また、保険料納付済期間と保険料免除期間とを合計した期間が、被保険者期間の3分の2に満たないときは要件を満たさない、と記されていますが、これは結局、合計期間が3分の2以上あればよいということです。そして裏を返せば、未納期間が3分の1あってもよいとも言えます。

この保険料納付要件には経過措置があって、平成38年4月1日より前(=平成38年3月31日まで)に初診日がある人は、初診日の前日において、初診日の属する月の前々月までの1年間に保険料の未納期間がなければ、要件を満たしたとされます。ただし、初診日において、65歳以上の人には適用されないので注意してください。

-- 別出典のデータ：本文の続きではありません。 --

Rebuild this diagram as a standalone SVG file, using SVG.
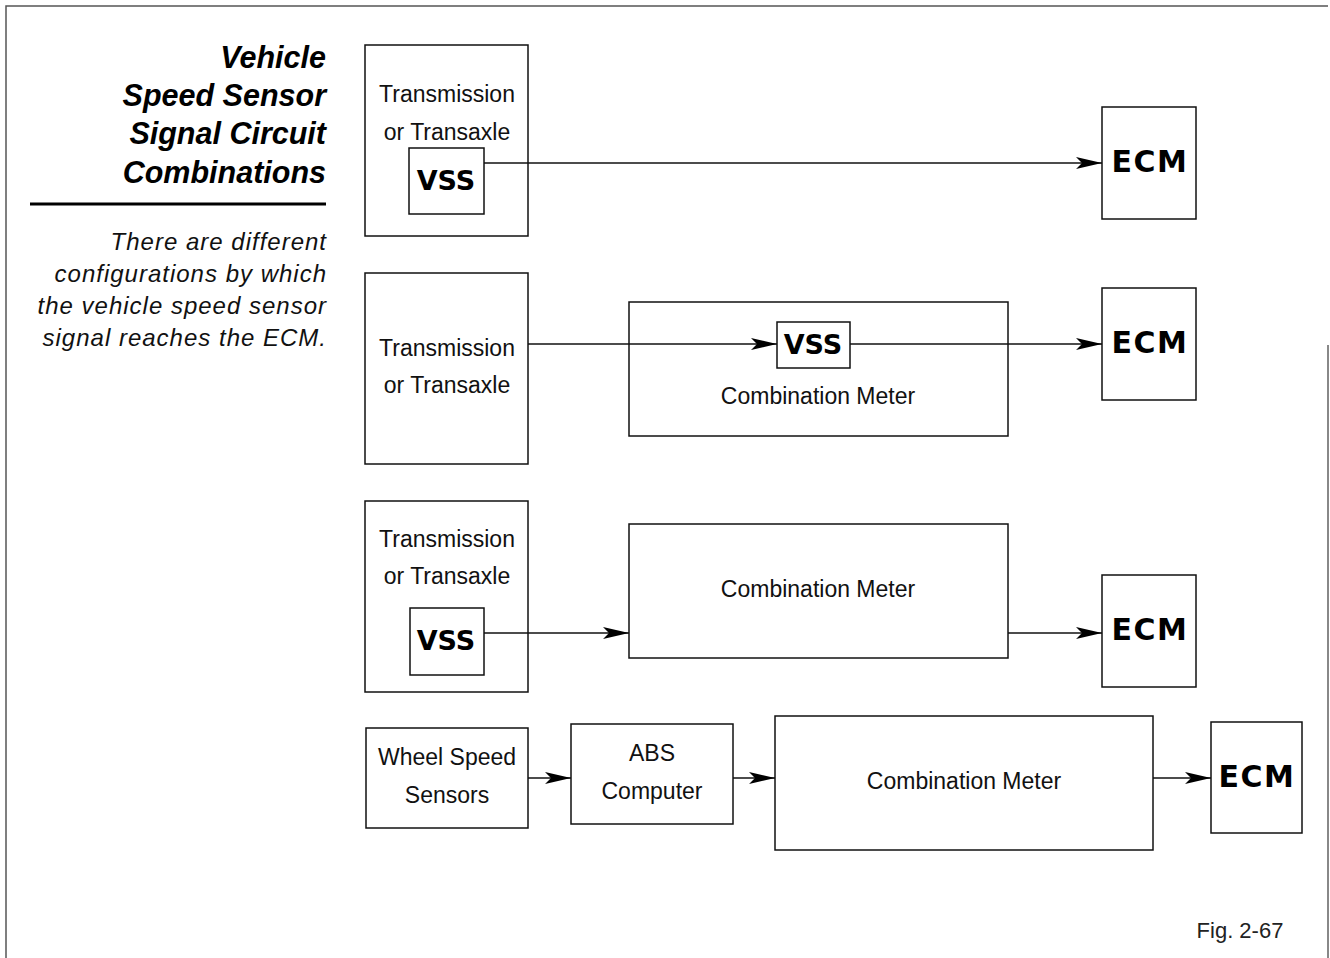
<svg xmlns="http://www.w3.org/2000/svg" width="1330" height="958" viewBox="0 0 1330 958">
<style>
.box{fill:#fff;stroke:#111;stroke-width:1.5}
.t{font-family:"Liberation Sans",Arial,sans-serif;font-size:23px;fill:#111;text-anchor:middle}
.b{font-family:"DejaVu Sans","Liberation Sans",sans-serif;font-size:30px;font-weight:bold;fill:#000;text-anchor:middle;letter-spacing:1.5px}
.v{font-family:"DejaVu Sans","Liberation Sans",sans-serif;font-size:27px;font-weight:bold;fill:#000;text-anchor:middle}
.title{font-family:"Liberation Sans",Arial,sans-serif;font-size:30.5px;font-weight:bold;font-style:italic;fill:#000;text-anchor:end}
.desc{font-family:"Liberation Sans",Arial,sans-serif;font-size:24px;font-style:italic;fill:#111;text-anchor:end;letter-spacing:1px}
.c{stroke:#111;stroke-width:1.5;fill:none;marker-end:url(#arr)}
</style>
<defs>
<marker id="arr" markerUnits="userSpaceOnUse" markerWidth="28" markerHeight="14" refX="26" refY="7" orient="auto">
<path d="M0,1 L26,7 L0,13 L6,7 Z" fill="#000"/>
</marker>
</defs>
<rect width="1330" height="958" fill="#fff"/>
<g id="frame">
<path d="M6,958 V6 H1328" fill="none" stroke="#555" stroke-width="1.5"/>
<path d="M1328,345 V958" fill="none" stroke="#888" stroke-width="2"/>
</g>
<g id="heading">
<text class="title" x="326" y="68">Vehicle</text>
<text class="title" x="326" y="106">Speed Sensor</text>
<text class="title" x="326" y="144">Signal Circuit</text>
<text class="title" x="326" y="183">Combinations</text>
<line x1="30" y1="204" x2="326" y2="204" stroke="#000" stroke-width="3"/>
<text class="desc" x="327" y="250">There are different</text>
<text class="desc" x="327" y="282">configurations by which</text>
<text class="desc" x="327" y="314">the vehicle speed sensor</text>
<text class="desc" x="327" y="346">signal reaches the ECM.</text>
</g>
<g id="trans1"><rect class="box" x="365" y="45" width="163" height="191"/>
<text class="t" x="447" y="102">Transmission</text><text class="t" x="447" y="140">or Transaxle</text></g>
<g id="vss1"><rect class="box" x="409" y="148" width="75" height="66"/><text class="v" x="446" y="190">VSS</text></g>
<g id="ecm1"><rect class="box" x="1102" y="107" width="94" height="112"/><text class="b" x="1150" y="172">ECM</text></g>

<g id="trans2"><rect class="box" x="365" y="273" width="163" height="191"/>
<text class="t" x="447" y="356">Transmission</text><text class="t" x="447" y="393">or Transaxle</text></g>
<g id="meter2"><rect class="box" x="629" y="302" width="379" height="134"/><text class="t" x="818" y="404">Combination Meter</text></g>
<g id="vss2"><rect class="box" x="777" y="322" width="73" height="46"/><text class="v" x="813" y="354">VSS</text></g>
<g id="ecm2"><rect class="box" x="1102" y="288" width="94" height="112"/><text class="b" x="1150" y="353">ECM</text></g>

<g id="trans3"><rect class="box" x="365" y="501" width="163" height="191"/>
<text class="t" x="447" y="547">Transmission</text><text class="t" x="447" y="584">or Transaxle</text></g>
<g id="vss3"><rect class="box" x="410" y="608" width="74" height="67"/><text class="v" x="446" y="650">VSS</text></g>
<g id="meter3"><rect class="box" x="629" y="524" width="379" height="134"/><text class="t" x="818" y="597">Combination Meter</text></g>
<g id="ecm3"><rect class="box" x="1102" y="575" width="94" height="112"/><text class="b" x="1150" y="640">ECM</text></g>

<g id="wheel"><rect class="box" x="366" y="728" width="162" height="100"/>
<text class="t" x="447" y="765">Wheel Speed</text><text class="t" x="447" y="803">Sensors</text></g>
<g id="abs"><rect class="box" x="571" y="724" width="162" height="100"/>
<text class="t" x="652" y="761">ABS</text><text class="t" x="652" y="799">Computer</text></g>
<g id="meter4"><rect class="box" x="775" y="716" width="378" height="134"/><text class="t" x="964" y="789">Combination Meter</text></g>
<g id="ecm4"><rect class="box" x="1211" y="722" width="91" height="111"/><text class="b" x="1257" y="787">ECM</text></g>

<g id="connectors">
<line class="c" x1="484" y1="163" x2="1102" y2="163"/>
<line class="c" x1="528" y1="344" x2="777" y2="344"/>
<line class="c" x1="850" y1="344" x2="1102" y2="344"/>
<line class="c" x1="484" y1="633" x2="629" y2="633"/>
<line class="c" x1="1008" y1="633" x2="1102" y2="633"/>
<line class="c" x1="528" y1="778" x2="571" y2="778"/>
<line class="c" x1="733" y1="778" x2="775" y2="778"/>
<line class="c" x1="1153" y1="778" x2="1211" y2="778"/>
</g>

<text x="1240" y="938" font-family="'Liberation Sans',Arial,sans-serif" font-size="22" fill="#222" text-anchor="middle">Fig. 2-67</text>
</svg>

たとえば、20歳になって国民年金に加入しましたが、20歳になった1週間後に事故によって障害等級1級に該当する障害が残ってしまいました。保険料は納付していませんし、もちろん初診日の前々月には被保険者でもありませんでした。この人は障害基礎年金は支給されないのでしょうか?
条文をよく見ると、「初診日の属する月の前々月までに被保険者期間があり、かつ、当該被保険者期間に係る保険料納付済期間と保険料免除期間とを合算した期間が当該被保険者期間の3分の2に満たないときは・・・」とあります。つまり、被保険者期間がある人に対しての保険料納付要件なのです。被保険者期間がない人に対しては、初診日要件と障害認定日要件の2点で支給するかどうかの判定となります。
最悪のケースは、20歳の5月1日に初診日がある人で3月分の保険料を納付していない場合です。このケースは、被保険者期間が3月、4月とあるため5月の前々月、つまり3月だけで保険料納付要件を満たしているかどうかで判定されてしまいます。このとき未納であると保険料納付要件が満たされないことになり、障害基礎年金は支給されません。保険料が払えないときは、ぜひ免除申請をして未納期間を作らないようにしてください。

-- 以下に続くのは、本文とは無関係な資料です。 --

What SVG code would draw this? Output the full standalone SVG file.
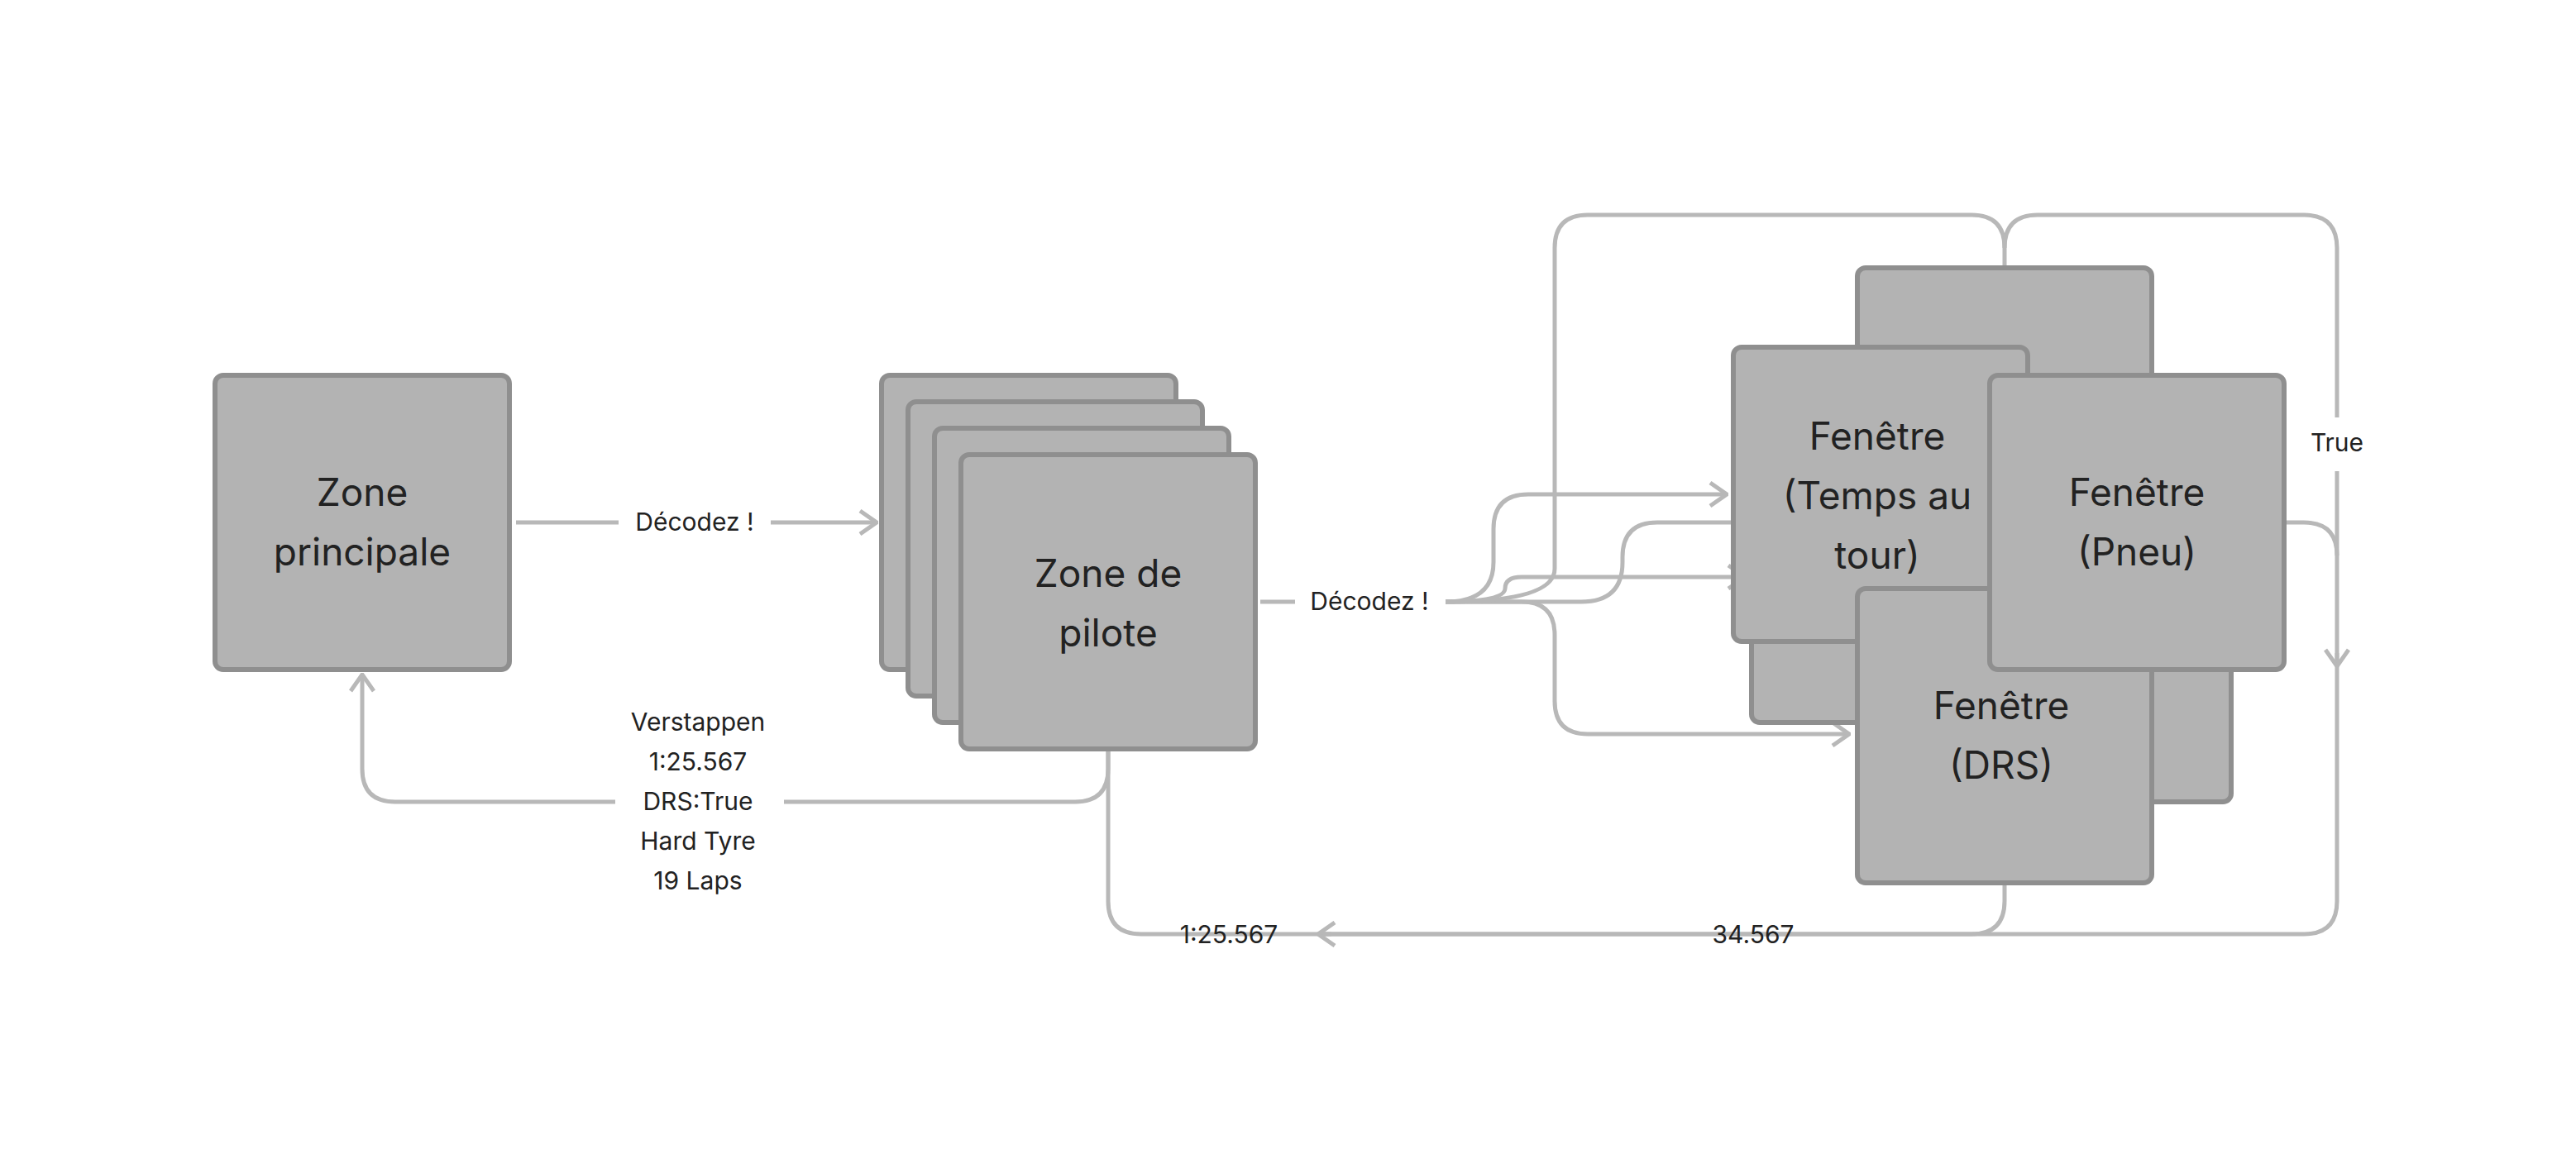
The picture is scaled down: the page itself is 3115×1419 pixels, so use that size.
<svg xmlns="http://www.w3.org/2000/svg" width="3115" height="1419" viewBox="0 0 3115 1419">
<style>
.n{fill:#b3b3b3;stroke:#8f8f8f;stroke-width:6}
.c{fill:none;stroke:#b8b8b8;stroke-width:5}
.t{font-family:Inter,"Liberation Sans",sans-serif;font-size:46px;fill:#222;text-anchor:middle}
.l{font-family:Inter,"Liberation Sans",sans-serif;font-size:30px;fill:#222;text-anchor:middle}
</style>
<defs>
<marker id="a" viewBox="0 0 24 32" refX="22" refY="16" markerWidth="24" markerHeight="32" markerUnits="userSpaceOnUse" orient="auto">
<path d="M2 2 L22 16 L2 30" fill="none" stroke="#b8b8b8" stroke-width="5"/>
</marker>
</defs>
<rect width="3115" height="1419" fill="#fff"/>
<g id="connectors">
<path class="c" d="M624 632 L748 632 M932 632 L1060 632" marker-end="url(#a)"/>
<path class="c" d="M1524 728 L1566 728"/>
<path class="c" d="M1748 728 Q1806 728 1806 680 L1806 640 Q1806 598 1848 598 L2088 598" marker-end="url(#a)"/>
<path class="c" d="M1748 728 L1912 728 Q1962 728 1962 680 L1962 674 Q1962 632 2004 632 L2096 632"/>
<path class="c" d="M1748 728 Q1820 728 1820 712 Q1820 698 1840 698 L2110 698" marker-end="url(#a)"/>
<path class="c" d="M1748 728 L1840 728 Q1880 728 1880 768 L1880 848 Q1880 888 1920 888 L2236 888" marker-end="url(#a)"/>
<path class="c" d="M1748 728 Q1880 728 1880 688 L1880 300 Q1880 260 1920 260 L2384 260 Q2424 260 2424 300 L2424 324"/>
<path class="c" d="M2424 300 Q2424 260 2464 260 L2786 260 Q2826 260 2826 300 L2826 505"/>
<path class="c" d="M2826 570 L2826 1090 Q2826 1130 2786 1130 L1380 1130 Q1340 1130 1340 1090 L1340 906"/>
<path class="c" d="M2826 790 L2826 806" marker-end="url(#a)"/>
<path class="c" d="M2424 1068 L2424 1090 Q2424 1130 2384 1130 L1594 1130"/>
<path class="c" d="M1610 1130 L1594 1130" marker-end="url(#a)"/>
<path class="c" d="M2762 632 L2786 632 Q2826 632 2826 672"/>
<path class="c" d="M1340 906 L1340 930 Q1340 970 1300 970 L948 970 M744 970 L478 970 Q438 970 438 930 L438 816" marker-end="url(#a)"/>
</g>
<g id="zone-principale"><rect class="n" x="260" y="454" width="356" height="356" rx="10"/><text class="t" x="438" y="612">Zone</text><text class="t" x="438" y="684">principale</text></g>
<g id="zone-pilote">
<rect class="n" x="1066" y="454" width="356" height="356" rx="10"/>
<rect class="n" x="1098" y="486" width="356" height="356" rx="10"/>
<rect class="n" x="1130" y="518" width="356" height="356" rx="10"/>
<rect class="n" x="1162" y="550" width="356" height="356" rx="10"/>
<text class="t" x="1340" y="710">Zone de</text><text class="t" x="1340" y="782">pilote</text></g>
<g id="fenetre-back"><rect class="n" x="2246" y="324" width="356" height="356" rx="10"/>
<rect class="n" x="2118" y="518" width="356" height="356" rx="10"/>
<rect class="n" x="2342" y="614" width="356" height="356" rx="10"/></g>
<g id="fenetre-temps"><rect class="n" x="2096" y="420" width="356" height="356" rx="10"/><text class="t" x="2270" y="544">Fenêtre</text><text class="t" x="2270" y="616">(Temps au</text><text class="t" x="2270" y="688">tour)</text></g>
<g id="fenetre-drs"><rect class="n" x="2246" y="712" width="356" height="356" rx="10"/><text class="t" x="2420" y="870">Fenêtre</text><text class="t" x="2420" y="942">(DRS)</text></g>
<g id="fenetre-pneu"><rect class="n" x="2406" y="454" width="356" height="356" rx="10"/><text class="t" x="2584" y="612">Fenêtre</text><text class="t" x="2584" y="684">(Pneu)</text></g>
<g id="labels">
<text class="l" x="840" y="642">Décodez !</text>
<text class="l" x="1656" y="738">Décodez !</text>
<text class="l" x="2826" y="546">True</text>
<text class="l" x="1486" y="1141">1:25.567</text>
<text class="l" x="2120" y="1141">34.567</text>
<text class="l" x="844" y="884">Verstappen</text>
<text class="l" x="844" y="932">1:25.567</text>
<text class="l" x="844" y="980">DRS:True</text>
<text class="l" x="844" y="1028">Hard Tyre</text>
<text class="l" x="844" y="1076">19 Laps</text>
</g>
</svg>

20歳前に初診日がある人は障害基礎年金は支給されないのか?

20歳前の障害基礎年金

この場合の障害基礎年金を20歳前傷病による障害基礎年金といい一般的な障害基礎年金とは区別されます。3つのパターンを紹介します。いずれのパターンも、20歳前に事故や病気で初診日があります。したがって、国民年金の被保険者期間はない状態です。

一番上のパターンは、20歳前に障害認定日がある場合ですが、このパターンは障害等級に該当すれば、20歳になった時点で障害基礎年金を請求できます。その下のパターンは、20歳を過ぎた時点で障害認定日がある場合ですが、このパターンは障害等級に該当すれば障害認定日に障害基礎年金を請求できます。一番下のパターンは、20歳になった時点あるいは初診日から1年6ヶ月たった障害認定日において障害等級に該当しなかった人が、その後自然に障害の程度が増進して障害等級に該当した場合です。このパターンは、障害等級に該当したときから65歳に達する日の前日(誕生日の前々日)までの間に障害基礎年金を請求できます。

ただし、高校を卒業して入社して働いている人は、第2号被保険者となりますからここで説明した障害基礎年金ではなく、一般的な障害基礎年金が支給されます。